• _Stored data_:
------------------------
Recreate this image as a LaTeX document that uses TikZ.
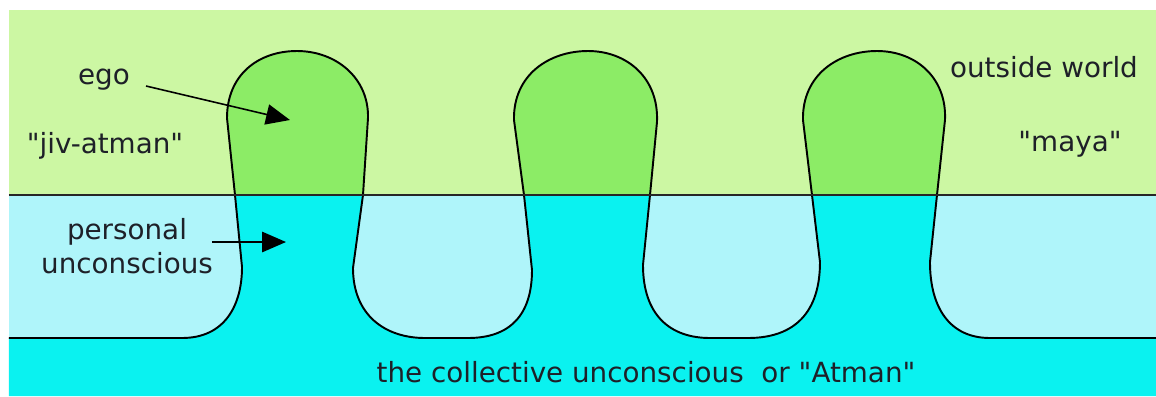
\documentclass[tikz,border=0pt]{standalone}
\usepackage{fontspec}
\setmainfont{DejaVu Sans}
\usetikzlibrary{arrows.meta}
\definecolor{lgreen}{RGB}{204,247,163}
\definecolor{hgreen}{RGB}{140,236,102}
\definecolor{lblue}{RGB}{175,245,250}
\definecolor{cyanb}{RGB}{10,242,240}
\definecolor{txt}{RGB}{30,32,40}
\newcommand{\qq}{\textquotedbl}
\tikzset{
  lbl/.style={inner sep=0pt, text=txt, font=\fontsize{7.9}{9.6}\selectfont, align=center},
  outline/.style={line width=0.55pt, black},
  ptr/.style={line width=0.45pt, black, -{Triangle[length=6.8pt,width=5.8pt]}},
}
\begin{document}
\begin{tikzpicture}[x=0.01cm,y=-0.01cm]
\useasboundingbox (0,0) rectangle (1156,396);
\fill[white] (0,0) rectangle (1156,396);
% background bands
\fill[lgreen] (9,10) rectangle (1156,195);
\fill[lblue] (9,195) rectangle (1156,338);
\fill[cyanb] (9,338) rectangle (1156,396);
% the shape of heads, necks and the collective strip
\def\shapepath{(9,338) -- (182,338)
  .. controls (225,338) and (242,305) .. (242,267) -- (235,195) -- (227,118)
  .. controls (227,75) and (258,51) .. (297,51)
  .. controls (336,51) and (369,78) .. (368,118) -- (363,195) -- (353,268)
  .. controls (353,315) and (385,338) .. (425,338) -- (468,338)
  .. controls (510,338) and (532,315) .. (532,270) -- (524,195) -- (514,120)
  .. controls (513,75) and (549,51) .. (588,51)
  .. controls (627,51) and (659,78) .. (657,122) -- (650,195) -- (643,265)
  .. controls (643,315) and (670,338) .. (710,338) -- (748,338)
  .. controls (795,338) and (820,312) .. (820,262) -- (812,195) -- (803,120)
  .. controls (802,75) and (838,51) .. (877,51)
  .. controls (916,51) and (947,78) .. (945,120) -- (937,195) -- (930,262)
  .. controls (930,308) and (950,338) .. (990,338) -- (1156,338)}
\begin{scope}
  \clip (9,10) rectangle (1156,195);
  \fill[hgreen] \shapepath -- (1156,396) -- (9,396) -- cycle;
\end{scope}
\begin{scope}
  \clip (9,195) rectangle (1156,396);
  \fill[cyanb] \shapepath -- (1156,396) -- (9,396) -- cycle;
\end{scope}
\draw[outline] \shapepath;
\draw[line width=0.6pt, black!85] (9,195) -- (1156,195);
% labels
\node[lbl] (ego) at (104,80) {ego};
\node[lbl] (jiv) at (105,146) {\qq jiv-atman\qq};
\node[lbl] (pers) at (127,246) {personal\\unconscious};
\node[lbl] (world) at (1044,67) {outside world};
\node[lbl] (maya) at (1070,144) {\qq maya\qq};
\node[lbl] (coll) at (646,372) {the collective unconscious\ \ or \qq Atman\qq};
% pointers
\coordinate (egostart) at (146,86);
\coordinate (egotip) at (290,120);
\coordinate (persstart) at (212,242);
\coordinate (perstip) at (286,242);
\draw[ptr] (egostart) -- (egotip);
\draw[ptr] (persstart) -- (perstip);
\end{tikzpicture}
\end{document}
------------------------
• _The problem_:
All of the lines above should be retyped precisely, apart from the pictures.

• _Full output_:
Recreate this image as a LaTeX document that uses TikZ.
\documentclass[tikz,border=0pt]{standalone}
\usepackage{fontspec}
\setmainfont{DejaVu Sans}
\usetikzlibrary{arrows.meta}
\definecolor{lgreen}{RGB}{204,247,163}
\definecolor{hgreen}{RGB}{140,236,102}
\definecolor{lblue}{RGB}{175,245,250}
\definecolor{cyanb}{RGB}{10,242,240}
\definecolor{txt}{RGB}{30,32,40}
\newcommand{\qq}{\textquotedbl}
\tikzset{
  lbl/.style={inner sep=0pt, text=txt, font=\fontsize{7.9}{9.6}\selectfont, align=center},
  outline/.style={line width=0.55pt, black},
  ptr/.style={line width=0.45pt, black, -{Triangle[length=6.8pt,width=5.8pt]}},
}
\begin{document}
\begin{tikzpicture}[x=0.01cm,y=-0.01cm]
\useasboundingbox (0,0) rectangle (1156,396);
\fill[white] (0,0) rectangle (1156,396);
% background bands
\fill[lgreen] (9,10) rectangle (1156,195);
\fill[lblue] (9,195) rectangle (1156,338);
\fill[cyanb] (9,338) rectangle (1156,396);
% the shape of heads, necks and the collective strip
\def\shapepath{(9,338) -- (182,338)
  .. controls (225,338) and (242,305) .. (242,267) -- (235,195) -- (227,118)
  .. controls (227,75) and (258,51) .. (297,51)
  .. controls (336,51) and (369,78) .. (368,118) -- (363,195) -- (353,268)
  .. controls (353,315) and (385,338) .. (425,338) -- (468,338)
  .. controls (510,338) and (532,315) .. (532,270) -- (524,195) -- (514,120)
  .. controls (513,75) and (549,51) .. (588,51)
  .. controls (627,51) and (659,78) .. (657,122) -- (650,195) -- (643,265)
  .. controls (643,315) and (670,338) .. (710,338) -- (748,338)
  .. controls (795,338) and (820,312) .. (820,262) -- (812,195) -- (803,120)
  .. controls (802,75) and (838,51) .. (877,51)
  .. controls (916,51) and (947,78) .. (945,120) -- (937,195) -- (930,262)
  .. controls (930,308) and (950,338) .. (990,338) -- (1156,338)}
\begin{scope}
  \clip (9,10) rectangle (1156,195);
  \fill[hgreen] \shapepath -- (1156,396) -- (9,396) -- cycle;
\end{scope}
\begin{scope}
  \clip (9,195) rectangle (1156,396);
  \fill[cyanb] \shapepath -- (1156,396) -- (9,396) -- cycle;
\end{scope}
\draw[outline] \shapepath;
\draw[line width=0.6pt, black!85] (9,195) -- (1156,195);
% labels
\node[lbl] (ego) at (104,80) {ego};
\node[lbl] (jiv) at (105,146) {\qq jiv-atman\qq};
\node[lbl] (pers) at (127,246) {personal\\unconscious};
\node[lbl] (world) at (1044,67) {outside world};
\node[lbl] (maya) at (1070,144) {\qq maya\qq};
\node[lbl] (coll) at (646,372) {the collective unconscious\ \ or \qq Atman\qq};
% pointers
\coordinate (egostart) at (146,86);
\coordinate (egotip) at (290,120);
\coordinate (persstart) at (212,242);
\coordinate (perstip) at (286,242);
\draw[ptr] (egostart) -- (egotip);
\draw[ptr] (persstart) -- (perstip);
\end{tikzpicture}
\end{document}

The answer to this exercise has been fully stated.